Mensen maken zich veel zorgen over de toestand in de wereld. Zeker in deze tijd van oorlog en terreuraanslagen in bijvoorbeeld Parijs moeten we op 5 mei onze vrijheid koesteren en vieren. We dienen ons er bewust van te zijn dat het nodig kan zijn de vrijheid te verdedigen. Die vrijheid is fragiel. We moeten opkomen voor onze grondrechten, democratie en onze vrije, open manier van samenleven. Allerlei krachten in deze wereld bestrijden onze westerse vrijheden en zijn onze grondrechten en democratie niet goedgezind. Denk aan terreurorganisaties als al-Qaida en IS.

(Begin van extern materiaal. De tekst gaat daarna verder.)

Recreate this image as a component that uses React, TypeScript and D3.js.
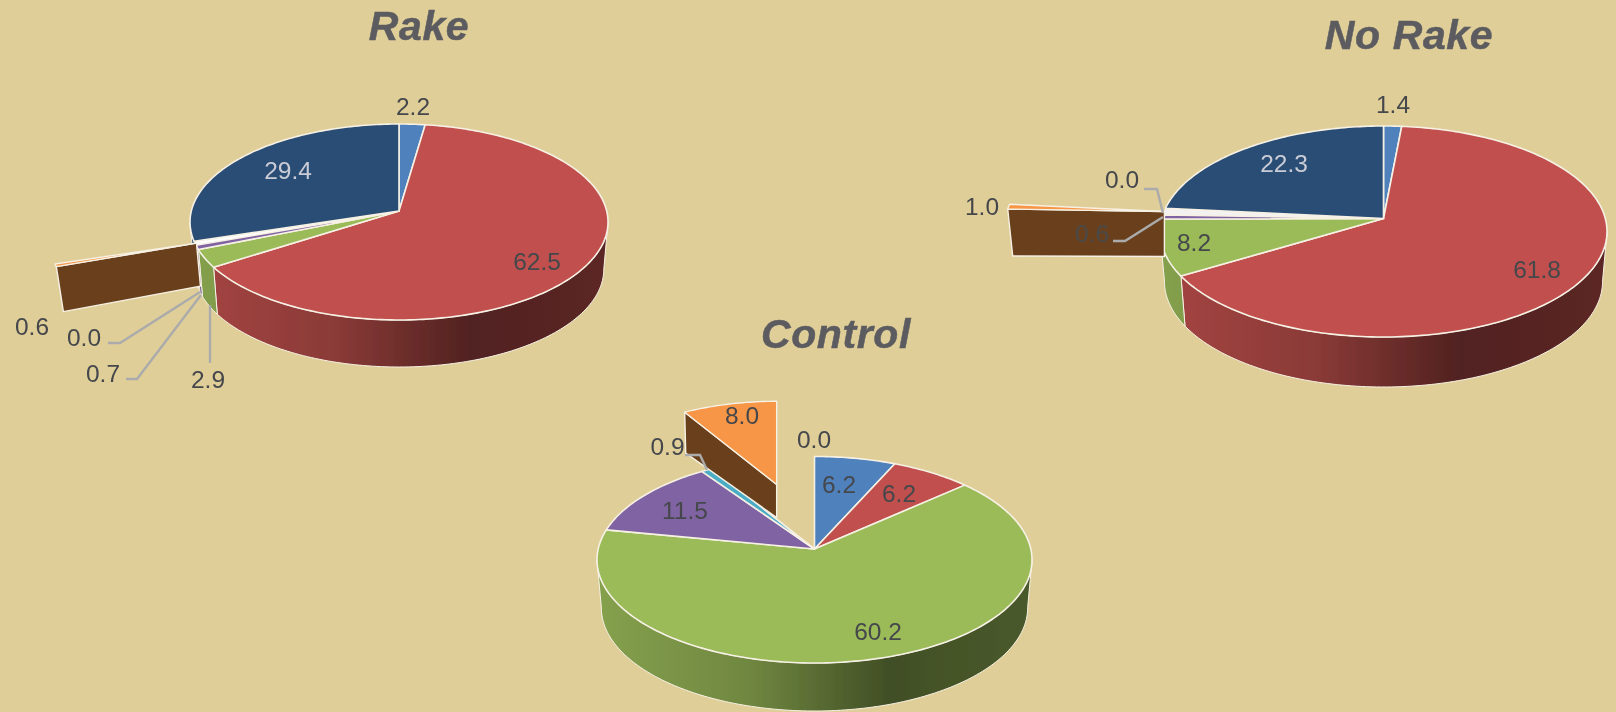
import React from "react";
import * as d3 from "d3";

const seriesNames = ["S1", "S2", "S3", "S4", "S5", "S6", "S7"];
const seriesColors = ["#4F81BD", "#C0504D", "#9BBB59", "#8064A2", "#4BACC6", "#F79646", "#2C4D75"];
const rakeValues = [2.2, 62.5, 2.9, 0.7, 0.0, 0.6, 29.4];
const noRakeValues = [1.4, 61.8, 8.2, 0.6, 0.0, 1.0, 22.3];
const controlValues = [6.2, 6.2, 60.2, 11.5, 0.9, 8.0, 0.0];
const explodedIndex = 5;

type Pt = [number, number];
type LabelPos = { x: number; y: number; fill?: string };
type Layout = {
  title: string; titleX: number; titleY: number; values: number[];
  cx: number; cy: number; rx: number; top: number; bottom: number; thick: number;
  explode: number; wedgeScale: number;
  wallRim: Pt; wallApex: Pt; gap: string | null;
  labels: LabelPos[]; leaders: Pt[][];
};

const DARK = "#44474c";
const LIGHT = "#c9ccd6";

const pies: Layout[] = [
  {
    title: "Rake", titleX: 419, titleY: 40, values: rakeValues,
    cx: 399, cy: 211, rx: 209, top: 87, bottom: 109, thick: 47,
    explode: 1.03, wedgeScale: 0.69, wallRim: [7, 45], wallApex: [4, 43], gap: "#ffffff",
    labels: [
      { x: 413, y: 115 }, { x: 537, y: 270 }, { x: 208, y: 388 }, { x: 103, y: 382 },
      { x: 84, y: 346 }, { x: 32, y: 335 }, { x: 288, y: 179, fill: LIGHT },
    ],
    leaders: [
      [[108, 343], [120, 343], [200, 292]],
      [[126, 379], [137, 379], [201, 295]],
      [[210, 363], [210, 305]],
    ],
  },
  {
    title: "No Rake", titleX: 1409, titleY: 49, values: noRakeValues,
    cx: 1383.5, cy: 218.5, rx: 223.5, top: 92.5, bottom: 118.5, thick: 50,
    explode: 0.99, wedgeScale: 0.71, wallRim: [5, 47], wallApex: [0, 45], gap: "#f4f2f0",
    labels: [
      { x: 1393, y: 113 }, { x: 1537, y: 278 }, { x: 1194, y: 251 }, { x: 1092, y: 242, fill: "#4a4a48" },
      { x: 1122, y: 188 }, { x: 982, y: 215 }, { x: 1284, y: 172, fill: LIGHT },
    ],
    leaders: [
      [[1144, 189], [1157, 189], [1163, 213]],
      [[1113, 241], [1125, 241], [1163, 217]],
    ],
  },
  {
    title: "Control", titleX: 836, titleY: 348, values: controlValues,
    cx: 814.5, cy: 549, rx: 217.5, top: 92.5, bottom: 114, thick: 48,
    explode: 0.655, wedgeScale: 0.9, wallRim: [1, 41], wallApex: [0, 33], gap: null,
    labels: [
      { x: 839, y: 493 }, { x: 899, y: 502 }, { x: 878, y: 640 }, { x: 685, y: 519 },
      { x: 667.5, y: 455 }, { x: 742, y: 424 }, { x: 814, y: 448 },
    ],
    leaders: [[[685, 455], [700, 455], [707, 470]]],
  },
];

const wallStops: [number, number][] = [[0, 0.86], [0.35, 0.72], [0.67, 0.42], [1, 0.48]];
const shade = (c: string, m: number) => {
  const r = d3.rgb(c);
  return d3.rgb(r.r * m, r.g * m, r.b * m).formatHex();
};
const line = d3.line<Pt>();
const closed = d3.line<Pt>().curve(d3.curveLinearClosed);

function projector(p: Layout) {
  const k = (p.bottom - p.top) / (p.bottom + p.top);
  const Ry = p.top * (1 + k);
  const Rx = p.rx * Math.sqrt(1 - k * k);
  const proj = (r: number, a: number): Pt => {
    const u = r * Math.sin(a), v = -r * Math.cos(a), w = 1 - k * v;
    return [p.cx + (Rx * u) / w, p.cy + (Ry * v) / w];
  };
  return { k, Rx, Ry, proj };
}

const arcSamples = (a0: number, a1: number) => {
  const n = Math.max(2, Math.ceil((a1 - a0) / 0.02));
  return d3.range(n + 1).map((i) => a0 + ((a1 - a0) * i) / n);
};

function Pie({ p, id }: { p: Layout; id: number }) {
  const { k, Rx, Ry, proj } = projector(p);
  const arcs = d3.pie<number>().sort(null)(p.values);
  const shrink = 0.02;
  const drop = ([x, y]: Pt, h: number): Pt => [p.cx + (x - p.cx) * (1 - shrink), y + h];
  const aFront0 = Math.PI - Math.acos(k);
  const aFront1 = Math.PI + Math.acos(k);
  const wedge = arcs[explodedIndex];
  const mid = (wedge.startAngle + wedge.endAngle) / 2;
  const apex: Pt = [p.cx + Rx * p.explode * Math.sin(mid), p.cy - Ry * p.explode * Math.cos(mid)];
  const wp = (a: number): Pt => {
    const [x, y] = proj(1, a);
    return [apex[0] + (x - p.cx) * p.wedgeScale, apex[1] + (y - p.cy) * p.wedgeScale];
  };
  const wedgeTop: Pt[] = [apex, ...arcSamples(wedge.startAngle, wedge.endAngle).map(wp)];
  const wedgeEdge = wp(wedge.startAngle);
  const wedgeWall: Pt[] = [
    apex,
    wedgeEdge,
    [wedgeEdge[0] + p.wallRim[0], wedgeEdge[1] + p.wallRim[1]],
    [apex[0] + p.wallApex[0], apex[1] + p.wallApex[1]],
  ];
  const gapPts: Pt[] = [[p.cx, p.cy], ...arcSamples(wedge.startAngle, wedge.endAngle).map((a) => proj(1, a))];
  const edge = "#f6f1e4";
  return (
    <g>
      <defs>
        {seriesColors.map((c, i) => (
          <linearGradient key={i} id={`w${id}-${i}`} gradientUnits="userSpaceOnUse" x1={p.cx - p.rx} x2={p.cx + p.rx} y1={0} y2={0}>
            {wallStops.map(([o, m]) => <stop key={o} offset={o} stopColor={shade(c, m)} />)}
          </linearGradient>
        ))}
      </defs>
      {arcs.map((s, i) => {
        if (i === explodedIndex) return null;
        const a0 = Math.max(s.startAngle, aFront0), a1 = Math.min(s.endAngle, aFront1);
        if (a1 <= a0) return null;
        const rim = arcSamples(a0, a1).map((a) => proj(1, a));
        const bottom = rim.map((q) => drop(q, p.thick)).reverse();
        return <path key={i} d={closed([...rim, ...bottom]) || ""} fill={`url(#w${id}-${i})`} stroke={edge} strokeWidth={1} strokeLinejoin="round" />;
      })}
      {p.gap && <path d={closed(gapPts) || ""} fill={p.gap} />}
      {arcs.map((s, i) => {
        if (i === explodedIndex || s.value === 0) return null;
        const pts: Pt[] = [[p.cx, p.cy], ...arcSamples(s.startAngle, s.endAngle).map((a) => proj(1, a))];
        return <path key={i} d={closed(pts) || ""} fill={seriesColors[i]} stroke={edge} strokeWidth={1.6} strokeLinejoin="round" />;
      })}
      <path d={closed(wedgeWall) || ""} fill={shade(seriesColors[explodedIndex], 0.43)} stroke={edge} strokeWidth={1.4} strokeLinejoin="round" />
      <path d={closed(wedgeTop) || ""} fill={seriesColors[explodedIndex]} stroke={edge} strokeWidth={1.4} strokeLinejoin="round" />
      {p.leaders.map((l, i) => (
        <path key={i} d={line(l) || ""} fill="none" stroke="#ababab" strokeWidth={2.4} />
      ))}
      {p.labels.map((l, i) => (
        <text key={i} x={l.x} y={l.y} textAnchor="middle" fontFamily="'Liberation Sans', Arial, sans-serif" fontSize={24.5} fill={l.fill || DARK}>
          {p.values[i].toFixed(1)}
        </text>
      ))}
      <text x={p.titleX} y={p.titleY} textAnchor="middle" fontFamily="'Liberation Sans', Arial, sans-serif" fontWeight="bold" fontStyle="italic" fontSize={41} letterSpacing={0.6} fill="#5b5c60" stroke="#5b5c60" strokeWidth={0.5}>
        {p.title}
      </text>
    </g>
  );
}

export default function App() {
  return (
    <svg width={1616} height={712} viewBox="0 0 1616 712" style={{ position: "absolute", left: 0, top: 0, display: "block" }} aria-label={seriesNames.join(" ")}>
      <defs>
        <filter id="soft" x="0" y="0" width="1616" height="712" filterUnits="userSpaceOnUse">
          <feGaussianBlur stdDeviation="0.45" />
        </filter>
      </defs>
      <rect width={1616} height={712} fill="#E0CE98" />
      <g filter="url(#soft)">
        {pies.map((p, i) => <Pie key={p.title} p={p} id={i} />)}
      </g>
    </svg>
  );
}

Ons land hecht waarde aan 4 mei. Uit recent onderzoek van het Nationaal Comité 4 en 5 mei blijkt dat 90 procent van de Nederlanders die dag op de een of andere manier bezig is met dodenherdenking. Acht op de tien zijn ’s avonds om acht uur ook daadwerkelijk twee minuten stil.

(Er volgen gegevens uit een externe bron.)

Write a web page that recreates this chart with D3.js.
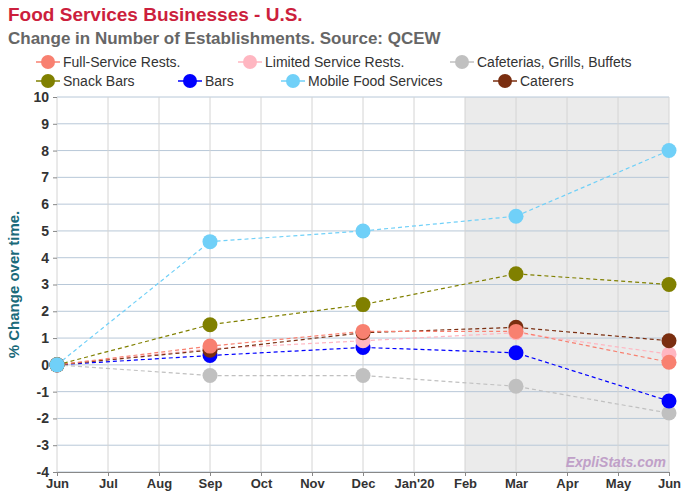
<!DOCTYPE html>
<html><head><meta charset="UTF-8">
<script src="https://d3js.org/d3.v7.min.js"></script>
<style>body{margin:0;font-family:Arial,"Liberation Sans",sans-serif;background:#fff}</style>
</head><body><svg id="chart" width="700" height="500"></svg>
<script>
const months = ["Jun","Jul","Aug","Sep","Oct","Nov","Dec","Jan'20","Feb","Mar","Apr","May","Jun"];
const pointMonths = [0, 3, 6, 9, 12];
const seriesNames = ["Full-Service Rests.","Limited Service Rests.","Cafeterias, Grills, Buffets","Snack Bars","Bars","Mobile Food Services","Caterers"];
const seriesColors = ["#f88070","#ffb6c1","#c0c0c0","#808000","#0000ff","#70d0f8","#7a2e10"];
const fullService = [0, 0.7, 1.25, 1.25, 0.1];
const limitedService = [0, 0.6, 0.9, 1.2, 0.4];
const cafeterias = [0, -0.4, -0.4, -0.8, -1.8];
const snackBars = [0, 1.5, 2.25, 3.4, 3.0];
const bars = [0, 0.35, 0.65, 0.45, -1.35];
const mobile = [0, 4.6, 5.0, 5.55, 8.0];
const caterers = [0, 0.55, 1.2, 1.4, 0.9];
const seriesValues = [fullService, limitedService, cafeterias, snackBars, bars, mobile, caterers];
const drawOrder = [2, 4, 1, 6, 0, 3, 5];

const svg = d3.select("#chart");
const m = {l:57, r:669, t:97, b:472};
const x = d3.scaleLinear().domain([0,12]).range([m.l,m.r]);
const y = d3.scaleLinear().domain([-4,10]).range([m.b,m.t]);

svg.append("text").attr("x",8).attr("y",21).attr("fill","#cc1f3d").attr("font-size",19).attr("font-weight","bold").text("Food Services Businesses - U.S.");
svg.append("text").attr("x",8).attr("y",44).attr("fill","#666").attr("font-size",17).attr("font-weight","bold").text("Change in Number of Establishments. Source: QCEW");

// legend
const legPos = [[48,62],[250,62],[462,62],[48,81],[190,81],[293,81],[505,81]];
seriesNames.forEach((n,i)=>{
  const g = svg.append("g").attr("transform",`translate(${legPos[i][0]},${legPos[i][1]})`);
  g.append("line").attr("x1",-12).attr("x2",12).attr("stroke",seriesColors[i]).attr("stroke-width",1.5);
  g.append("circle").attr("r",7).attr("fill",seriesColors[i]);
  g.append("text").attr("x",15).attr("y",5).attr("font-size",14).attr("fill","#333").attr("textLength",null).text(n);
});

svg.append("rect").attr("x",x(8)).attr("y",m.t).attr("width",x(12)-x(8)).attr("height",m.b-m.t).attr("fill","#ebebeb");

svg.append("g").selectAll("line").data(d3.range(-4,11)).join("line")
  .attr("x1",m.l).attr("x2",m.r).attr("y1",d=>y(d)).attr("y2",d=>y(d)).attr("stroke","#b8c8d8");
svg.append("g").selectAll("line").data(d3.range(0,13)).join("line")
  .attr("y1",m.t).attr("y2",m.b).attr("x1",d=>x(d)).attr("x2",d=>x(d)).attr("stroke","#d4d4d4");

const ya = svg.append("g").attr("transform",`translate(${m.l},0)`).call(d3.axisLeft(y).ticks(14).tickSize(4).tickPadding(4).tickFormat(d=>String(d)));
ya.select(".domain").remove();
ya.selectAll("text").attr("font-size",14).attr("font-weight","bold").attr("fill","#333").attr("font-family","Arial,'Liberation Sans'");
ya.selectAll("line").attr("stroke","#888");
const xa = svg.append("g").attr("transform",`translate(0,${m.b})`).call(d3.axisBottom(x).ticks(12).tickSize(4).tickFormat(i=>months[i]));
xa.select(".domain").attr("stroke","#888");
xa.selectAll("text").attr("font-size",13).attr("font-weight","bold").attr("fill","#333").attr("font-family","Arial,'Liberation Sans'");
xa.selectAll("line").attr("stroke","#888");

svg.append("text").attr("transform",`translate(19,${(m.t+m.b)/2}) rotate(-90)`).attr("text-anchor","middle")
  .attr("fill","#1a6a7a").attr("font-size",15).attr("font-weight","bold").text("% Change over time.");

const line = d3.line().x((d,i)=>x(pointMonths[i])).y(d=>y(d));
drawOrder.forEach(i=>{
  svg.append("path").attr("d",line(seriesValues[i])).attr("fill","none").attr("stroke",seriesColors[i]).attr("stroke-width",1.2).attr("stroke-dasharray","4,3");
});
drawOrder.forEach(i=>{
  svg.append("g").selectAll("circle").data(seriesValues[i]).join("circle")
    .attr("cx",(d,j)=>x(pointMonths[j])).attr("cy",d=>y(d)).attr("r",7.5).attr("fill",seriesColors[i]);
});

svg.append("text").attr("x",666).attr("y",467).attr("text-anchor","end").attr("font-size",14).attr("font-style","italic").attr("font-weight","bold").attr("fill","#c0a0c8").text("ExpliStats.com");
</script></body></html>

Op 5 mei staan bevrijdingsfestivals om vijf voor vijf stil bij de vraag waarom we Bevrijdingsdag vieren. Op diverse festijnen wordt uitleg gegeven over onze democratie en rechtsstaat. Er worden rechtszittingen nagespeeld. Ik hoop dat rechtbanken en bijvoorbeeld ook de krijgsmacht en gemeenteraden zich de komende jaren nog meer laten zien op bevrijdingsfestivals. En dat ze uitleggen wat de waarde is van onze democratie en grondrechten. Ons comité pleit ervoor om van 5 mei een jaarlijkse nationale vrije dag te maken.
STRAKS
De dodenherdenking op de Dam zal woensdag persoonlijker zijn dan in voorgaande jaren. De mensen krijgen meer toelichting bij de kranslegging. Niet alleen de naam van een organisatie of groep wordt genoemd. Via grote schermen doen mensen nu ook persoonlijke statements op video. Zo zal iemand zeggen dat zijn vader een krans legt als eerbetoon voor allen die in Zuidoost-Azië tijdens de Tweede Wereldoorlog zijn gesneuveld voor zijn vrijheid.

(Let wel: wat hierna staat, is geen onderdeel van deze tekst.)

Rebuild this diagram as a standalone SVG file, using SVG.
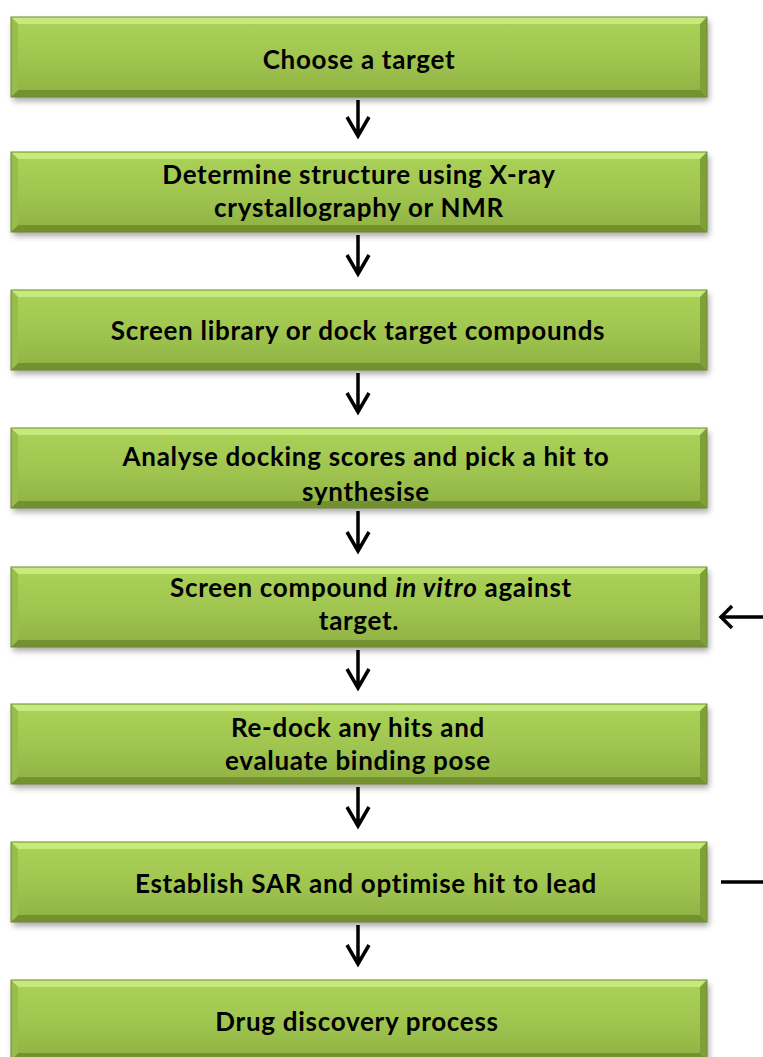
<svg xmlns="http://www.w3.org/2000/svg" xmlns:xlink="http://www.w3.org/1999/xlink" width="763" height="1057" viewBox="0 0 763 1057">
<style>
.t{font-family:Lato,"Open Sans","Liberation Sans",sans-serif;font-weight:bold;font-size:26px;letter-spacing:0.7px;fill:#000;text-anchor:middle}
.c{stroke:#000;stroke-width:3.5;fill:none;stroke-linecap:butt;stroke-linejoin:miter}
</style>
<defs>
<linearGradient id="g" x1="0" y1="0" x2="0" y2="1">
<stop offset="0" stop-color="#abd258"/>
<stop offset="0.5" stop-color="#a0c650"/>
<stop offset="1" stop-color="#8fb143"/>
</linearGradient>
<filter id="sh" x="-5%" y="-20%" width="110%" height="150%">
<feGaussianBlur stdDeviation="3"/>
</filter>
<g id="box">
<rect x="2" y="4" width="696" height="80" fill="#000" opacity="0.35" filter="url(#sh)"/>
<rect x="0" y="0" width="696" height="80" fill="url(#g)"/>
<polygon points="0,0 696,0 689,7 7,7" fill="#c6ea7c"/>
<polygon points="0,80 696,80 689,73 7,73" fill="#73912f"/>
<polygon points="0,0 7,7 7,73 0,80" fill="#98bd4c"/>
<polygon points="696,0 689,7 689,73 696,80" fill="#7f9f38"/>
<rect x="0" y="0" width="696" height="80" fill="none" stroke="#6e8a30" stroke-width="1"/>
</g>
</defs>
<g id="n1"><use xlink:href="#box" x="11" y="17"/><text class="t" x="359" y="69">Choose a target</text></g>
<g id="n2"><use xlink:href="#box" x="11" y="152"/><text class="t" x="359" y="184">Determine structure using X-ray</text><text class="t" x="359" y="217">crystallography or NMR</text></g>
<g id="n3"><use xlink:href="#box" x="11" y="290"/><text class="t" x="358" y="340">Screen library or dock target compounds</text></g>
<g id="n4"><use xlink:href="#box" x="11" y="428"/><text class="t" x="366" y="466">Analyse docking scores and pick a hit to</text><text class="t" x="366" y="501">synthesise</text></g>
<g id="n5"><use xlink:href="#box" x="11" y="567"/><text class="t" x="371" y="597">Screen compound <tspan font-style="italic">in vitro</tspan> against</text><text class="t" x="359" y="630">target.</text></g>
<g id="n6"><use xlink:href="#box" x="11" y="704"/><text class="t" x="358" y="737">Re-dock any hits and</text><text class="t" x="358" y="770">evaluate binding pose</text></g>
<g id="n7"><use xlink:href="#box" x="11" y="842"/><text class="t" x="366" y="893">Establish SAR and optimise hit to lead</text></g>
<g id="n8"><use xlink:href="#box" x="11" y="980"/><text class="t" x="357" y="1031">Drug discovery process</text></g>
<g id="connectors">
<path class="c" d="M358,100 V136 M347,117 L358,136 L369,117"/>
<path class="c" d="M358,235 V274 M347,255 L358,274 L369,255"/>
<path class="c" d="M358,373 V412 M347,393 L358,412 L369,393"/>
<path class="c" d="M358,511 V551 M347,532 L358,551 L369,532"/>
<path class="c" d="M358,650 V688 M347,669 L358,688 L369,669"/>
<path class="c" d="M358,787 V826 M347,807 L358,826 L369,807"/>
<path class="c" d="M358,925 V964 M347,945 L358,964 L369,945"/>
<path class="c" d="M763,617 H721 M732,606 L721,617 L732,628"/>
<path class="c" d="M721,882 H763"/>
</g>
</svg>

Op de Dam houdt burgemeester Aboutaleb van Rotterdam een toespraak. De regel is dat twee keer per vijf jaar de Amsterdamse burgemeester de toespraak houdt en één keer in de vijf jaar de premier. In de resterende twee jaren kiest het Nationaal Comité 4 en 5 mei de spreker. Aboutaleb zet mensen aan het denken. Hij is een krachtige burgemeester die met heel wijze uitspraken opkomt voor onze open en vrije samenleving. In woord en daad.
Wat ik vind van de uitspraak van Aboutaleb dat fanatici die zich niet thuis voelen in Nederland maar „op moeten rotten”? Ik meng me niet in de discussie of hij met die uitspraak bijvoorbeeld Marokkanen met extremistische ideeën van zich vervreemdt. Het gaat me niet om zijn precieze woordkeus, maar om zijn statement. Het is zijn verdienste dat hij een gesprek op gang brengt, op niet mis te verstane wijze positie inneemt en pal staat voor belangrijke, Nederlandse waarden.